Principle:Volcengine Verl Multimodal Rollout Generation
| Knowledge Sources | |
|---|---|
| Domains | Inference, Vision_Language_Models, Distributed_Systems |
| Last Updated | 2026-02-07 14:00 GMT |
Overview
The process of generating text completions from a vision-language model given both image and text inputs, using multimodal-capable inference engines.
Description
Multimodal Rollout Generation extends standard text-only rollout to handle vision-language inputs. The key differences from text-only rollout:
- Image preprocessing: Images are processed into pixel values and positional embeddings (e.g.,
image_grid_thwfor Qwen2.5-VL) - Multimodal data passing: The inference engine receives both text tokens and image tensors
- 3D position IDs: VLM models like Qwen2.5-VL use 3D RoPE position embeddings that account for image spatial dimensions
- Memory management: Images consume significant GPU memory, requiring careful
gpu_memory_utilizationtuning
The rollout request schema includes fields for multi_modal_data (for vLLM) and multi_modal_inputs (for training forward pass).
Usage
Use multimodal rollout generation when running RL training with vision-language models.

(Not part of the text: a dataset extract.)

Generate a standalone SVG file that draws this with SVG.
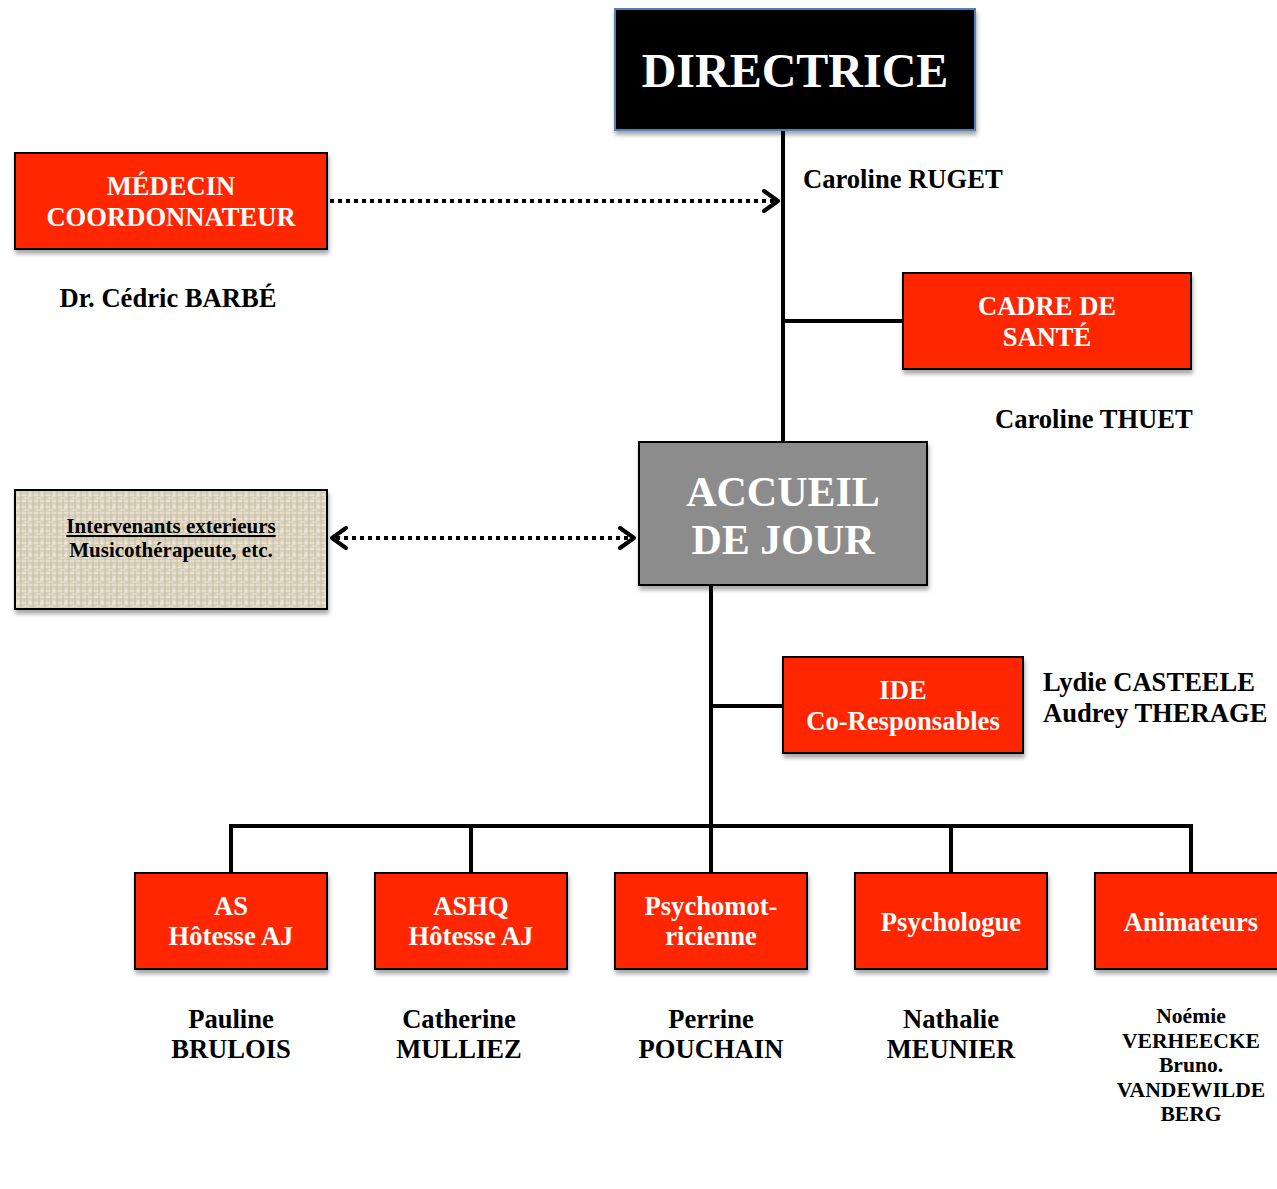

Requires:
- A multimodal-capable inference engine (vLLM or SGLang with VLM support)
- Data prepared with image columns
- Sufficient GPU memory for image processing
Theoretical Basis
Multimodal rollout extends text rollout with vision encoding:
# Abstract multimodal rollout
for batch in data:
# Extract images and process into model format
images = batch["images"]
pixel_values, image_grid_thw = process_images(images)
# Build rollout request with multimodal data
request = RolloutRequest(
prompt_ids=batch["input_ids"],
multi_modal_data={"image": pixel_values},
multi_modal_inputs={
"pixel_values": pixel_values,
"image_grid_thw": image_grid_thw
}
)
# Generate responses
responses = rollout_engine.generate(request)